Organic food labeling is almost dizzying. Despite the claims of this $29 billion industry that it is 'organic' and therefore nutritionally and environmentally and medically superior to nasty regular food of the last few centuries, it is really only 95% organic - and the list of dozens of synthetic ingredients that are exempted is truly difficult to fathom.

The United States Department of Agriculture says food can't be "organic" if antibiotics were used during its production but the bacterial pathogen known as fire blight got an exception for apple and pear growers and use of the antibiotic oxytetracyline. Organic growers asked for it, they got it. 

Wait, a bacterial pathogen in apples and pears?  Why isn't biology tackling that? It should be easy enough to solve. Well, yeah, but organic farmers are Luddites about GMOs - and so instead got an exemption for antibiotics to protect their crops.  They're okay with 20th century science, like antibiotics and spray-on pesticides and herbicides, just not 21st century science that would make toxic chemicals unnecessary.

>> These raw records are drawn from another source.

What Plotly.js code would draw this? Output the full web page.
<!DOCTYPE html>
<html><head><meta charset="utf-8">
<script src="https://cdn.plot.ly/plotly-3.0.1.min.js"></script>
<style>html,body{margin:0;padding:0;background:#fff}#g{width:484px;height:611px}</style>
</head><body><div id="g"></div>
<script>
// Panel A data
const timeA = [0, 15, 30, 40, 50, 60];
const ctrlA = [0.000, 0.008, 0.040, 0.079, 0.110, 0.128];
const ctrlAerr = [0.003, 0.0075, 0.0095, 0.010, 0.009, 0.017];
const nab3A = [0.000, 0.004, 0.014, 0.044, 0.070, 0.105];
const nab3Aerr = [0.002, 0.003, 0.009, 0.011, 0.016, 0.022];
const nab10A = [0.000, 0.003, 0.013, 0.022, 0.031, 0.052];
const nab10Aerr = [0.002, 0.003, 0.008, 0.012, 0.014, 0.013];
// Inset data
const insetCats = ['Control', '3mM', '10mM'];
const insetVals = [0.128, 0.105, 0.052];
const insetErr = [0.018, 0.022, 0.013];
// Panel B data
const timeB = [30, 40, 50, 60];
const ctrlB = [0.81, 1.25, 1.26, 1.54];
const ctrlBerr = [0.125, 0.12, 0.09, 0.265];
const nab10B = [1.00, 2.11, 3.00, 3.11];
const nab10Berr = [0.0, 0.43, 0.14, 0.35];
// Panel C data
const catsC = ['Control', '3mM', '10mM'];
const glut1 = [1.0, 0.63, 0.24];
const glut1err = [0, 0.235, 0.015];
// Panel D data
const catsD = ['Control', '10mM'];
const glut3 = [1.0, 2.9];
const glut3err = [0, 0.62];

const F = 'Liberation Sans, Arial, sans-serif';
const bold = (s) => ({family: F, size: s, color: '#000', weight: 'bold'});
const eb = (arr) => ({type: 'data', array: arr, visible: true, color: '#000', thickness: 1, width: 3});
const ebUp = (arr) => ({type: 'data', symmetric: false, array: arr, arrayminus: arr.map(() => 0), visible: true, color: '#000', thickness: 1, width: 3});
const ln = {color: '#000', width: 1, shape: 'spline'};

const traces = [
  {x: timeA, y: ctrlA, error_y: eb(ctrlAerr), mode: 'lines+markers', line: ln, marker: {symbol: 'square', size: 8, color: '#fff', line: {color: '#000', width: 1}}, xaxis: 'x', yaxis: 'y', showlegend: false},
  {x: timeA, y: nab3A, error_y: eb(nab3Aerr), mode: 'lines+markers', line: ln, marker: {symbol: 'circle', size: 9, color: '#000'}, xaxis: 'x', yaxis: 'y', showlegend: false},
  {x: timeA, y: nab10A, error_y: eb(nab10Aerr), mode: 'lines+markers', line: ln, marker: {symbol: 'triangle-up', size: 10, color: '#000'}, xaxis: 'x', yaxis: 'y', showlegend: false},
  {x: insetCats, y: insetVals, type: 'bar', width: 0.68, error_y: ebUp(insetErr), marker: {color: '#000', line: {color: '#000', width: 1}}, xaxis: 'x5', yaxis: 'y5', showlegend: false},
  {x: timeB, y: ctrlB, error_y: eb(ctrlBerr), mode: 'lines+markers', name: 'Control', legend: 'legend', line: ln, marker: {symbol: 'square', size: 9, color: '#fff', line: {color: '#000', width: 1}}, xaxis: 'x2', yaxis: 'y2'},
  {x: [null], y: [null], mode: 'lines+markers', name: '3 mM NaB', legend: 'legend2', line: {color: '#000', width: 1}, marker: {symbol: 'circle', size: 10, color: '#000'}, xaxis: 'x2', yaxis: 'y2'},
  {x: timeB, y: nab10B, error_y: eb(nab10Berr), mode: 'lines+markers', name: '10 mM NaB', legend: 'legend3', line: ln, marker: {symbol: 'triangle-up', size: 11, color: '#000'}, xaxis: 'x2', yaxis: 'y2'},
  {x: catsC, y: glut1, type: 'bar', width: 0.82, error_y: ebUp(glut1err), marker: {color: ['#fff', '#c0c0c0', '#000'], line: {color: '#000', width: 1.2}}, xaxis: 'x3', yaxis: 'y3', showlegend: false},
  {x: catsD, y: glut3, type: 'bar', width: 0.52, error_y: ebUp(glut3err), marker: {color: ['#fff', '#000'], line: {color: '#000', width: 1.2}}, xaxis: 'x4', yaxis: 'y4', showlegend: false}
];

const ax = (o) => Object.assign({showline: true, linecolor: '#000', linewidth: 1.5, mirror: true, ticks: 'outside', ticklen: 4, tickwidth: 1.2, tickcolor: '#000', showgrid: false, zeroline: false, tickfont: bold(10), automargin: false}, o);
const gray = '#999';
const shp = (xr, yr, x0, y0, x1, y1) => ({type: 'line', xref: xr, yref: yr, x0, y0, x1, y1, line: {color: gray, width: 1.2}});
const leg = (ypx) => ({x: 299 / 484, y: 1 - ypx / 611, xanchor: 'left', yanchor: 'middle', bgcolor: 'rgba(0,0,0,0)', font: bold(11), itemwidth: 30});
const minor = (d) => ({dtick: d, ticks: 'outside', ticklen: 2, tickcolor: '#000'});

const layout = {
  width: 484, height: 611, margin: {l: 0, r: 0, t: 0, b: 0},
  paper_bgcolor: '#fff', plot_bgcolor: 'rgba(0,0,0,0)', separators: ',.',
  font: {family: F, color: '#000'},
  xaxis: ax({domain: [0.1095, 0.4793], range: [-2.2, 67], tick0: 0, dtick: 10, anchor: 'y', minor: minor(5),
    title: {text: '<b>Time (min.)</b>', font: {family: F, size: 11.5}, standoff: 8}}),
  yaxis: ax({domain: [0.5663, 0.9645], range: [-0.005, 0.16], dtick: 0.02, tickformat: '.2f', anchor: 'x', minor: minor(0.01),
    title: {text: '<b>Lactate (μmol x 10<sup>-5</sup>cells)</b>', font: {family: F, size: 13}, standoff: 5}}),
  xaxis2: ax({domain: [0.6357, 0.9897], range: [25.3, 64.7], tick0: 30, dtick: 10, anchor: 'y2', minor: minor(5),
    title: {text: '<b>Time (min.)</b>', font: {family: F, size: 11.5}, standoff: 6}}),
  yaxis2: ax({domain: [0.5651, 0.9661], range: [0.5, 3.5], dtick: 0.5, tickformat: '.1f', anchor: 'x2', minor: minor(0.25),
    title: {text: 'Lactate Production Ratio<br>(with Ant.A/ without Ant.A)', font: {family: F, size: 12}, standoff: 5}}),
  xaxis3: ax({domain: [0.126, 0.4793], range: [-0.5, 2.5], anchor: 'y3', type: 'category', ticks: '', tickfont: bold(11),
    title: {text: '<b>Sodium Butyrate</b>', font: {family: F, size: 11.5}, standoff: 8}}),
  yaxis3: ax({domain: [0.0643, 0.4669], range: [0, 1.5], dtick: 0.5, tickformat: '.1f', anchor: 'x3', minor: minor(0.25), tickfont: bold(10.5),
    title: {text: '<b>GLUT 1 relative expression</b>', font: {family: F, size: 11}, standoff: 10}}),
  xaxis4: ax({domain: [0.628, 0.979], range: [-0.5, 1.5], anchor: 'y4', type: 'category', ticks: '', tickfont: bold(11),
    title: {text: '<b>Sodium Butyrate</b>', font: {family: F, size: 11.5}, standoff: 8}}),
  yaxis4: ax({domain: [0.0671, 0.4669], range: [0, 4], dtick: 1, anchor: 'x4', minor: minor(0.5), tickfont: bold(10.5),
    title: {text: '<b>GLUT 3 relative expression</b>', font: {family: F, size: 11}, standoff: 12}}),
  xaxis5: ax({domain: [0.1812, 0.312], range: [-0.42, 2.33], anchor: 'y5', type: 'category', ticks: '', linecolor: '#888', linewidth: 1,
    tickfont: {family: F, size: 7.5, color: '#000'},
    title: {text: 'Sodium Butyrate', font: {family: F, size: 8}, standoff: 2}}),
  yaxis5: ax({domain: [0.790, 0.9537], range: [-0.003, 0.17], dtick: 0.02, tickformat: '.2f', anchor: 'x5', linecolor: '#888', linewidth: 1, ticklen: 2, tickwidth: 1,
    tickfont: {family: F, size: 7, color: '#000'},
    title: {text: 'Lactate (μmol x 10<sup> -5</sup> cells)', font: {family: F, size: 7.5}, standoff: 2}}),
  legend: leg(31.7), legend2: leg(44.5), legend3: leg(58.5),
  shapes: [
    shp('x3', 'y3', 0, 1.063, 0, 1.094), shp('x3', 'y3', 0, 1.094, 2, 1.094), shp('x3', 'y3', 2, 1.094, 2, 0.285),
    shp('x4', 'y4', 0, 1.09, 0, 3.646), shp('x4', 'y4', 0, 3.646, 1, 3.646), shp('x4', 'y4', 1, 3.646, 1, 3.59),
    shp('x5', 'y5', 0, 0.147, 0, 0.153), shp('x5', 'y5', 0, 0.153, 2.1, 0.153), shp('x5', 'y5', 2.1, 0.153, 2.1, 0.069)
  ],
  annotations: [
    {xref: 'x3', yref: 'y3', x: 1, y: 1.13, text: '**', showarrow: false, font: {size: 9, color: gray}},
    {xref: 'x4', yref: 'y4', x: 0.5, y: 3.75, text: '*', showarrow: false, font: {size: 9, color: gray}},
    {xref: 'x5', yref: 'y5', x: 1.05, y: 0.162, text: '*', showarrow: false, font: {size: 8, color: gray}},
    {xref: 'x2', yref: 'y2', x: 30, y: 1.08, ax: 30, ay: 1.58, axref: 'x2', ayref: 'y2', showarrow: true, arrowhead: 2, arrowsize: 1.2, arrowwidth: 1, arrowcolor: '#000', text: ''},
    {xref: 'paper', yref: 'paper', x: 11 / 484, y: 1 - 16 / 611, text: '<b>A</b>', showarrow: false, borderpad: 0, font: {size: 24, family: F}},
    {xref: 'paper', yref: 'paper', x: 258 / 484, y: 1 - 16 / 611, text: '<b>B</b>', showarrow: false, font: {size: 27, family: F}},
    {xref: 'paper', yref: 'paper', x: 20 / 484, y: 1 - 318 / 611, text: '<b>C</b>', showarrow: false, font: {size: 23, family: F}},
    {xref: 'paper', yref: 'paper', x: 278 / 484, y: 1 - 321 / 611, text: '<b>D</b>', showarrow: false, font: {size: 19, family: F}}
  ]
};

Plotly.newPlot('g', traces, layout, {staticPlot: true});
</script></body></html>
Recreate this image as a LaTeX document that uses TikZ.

And now they want to keep the antibiotics. The reason they want to keep the exemption is because using copper sulfate - an inorganic salt already exempted for organic food, which means you can use it and still be called 'organic' though you must wear boots, protective gloves and goggles and containers must spell out "DANGER" in giant letters - kills the fire blight canker but can damage the appearance of the fruit, which means a farmer has a lower chance of selling it. Antibiotics kill it without an appearance issue. So much for Joni Mitchell singing "I don't care about spots on my apples, leave me the bird and the bees" in 1970's "Big Yellow Taxi". The wealthy anti-science hippies buying organic food today very much care about having no spots.

"If organics is going to market itself as a more responsible type of agriculture, then they need to live up to it," Patty Lovera, the assistant director of the Food&Water Watch consumer group, told Steven Dubois of Associated Press. But farmers are not going to fall on the sword for an arbitrary metric either - and a whole lot about organic food is arbitrary. The threat is they will simply drop the organic label rather than go out of business and organic fruit would like to gain market share, not lose it. That's what big business does and $29 billion is not small.

The exemption is set to expire in October of 2014 and the National Organic Standards Board says it should not be renewed so it's 'a game of chicken' with growers who may decide to abandon the pointless organic label rather than lose their orchards.  Maybe while they are at it, they can revisit exemptions for other synthetic ingredients, like alcohol, chlorine, oxytocin, glycerine, phosphoric acid, copper sulfate as mentioned above, dozens of inorganic extract colors, gelatin, gums, pectin, starch and even non-organic fortified cooking wines. The list is much longer, too long to recount here. Yet somehow Big Organic claims the Arctic Apple is 'not natural' because it doesn't get brown fast enough.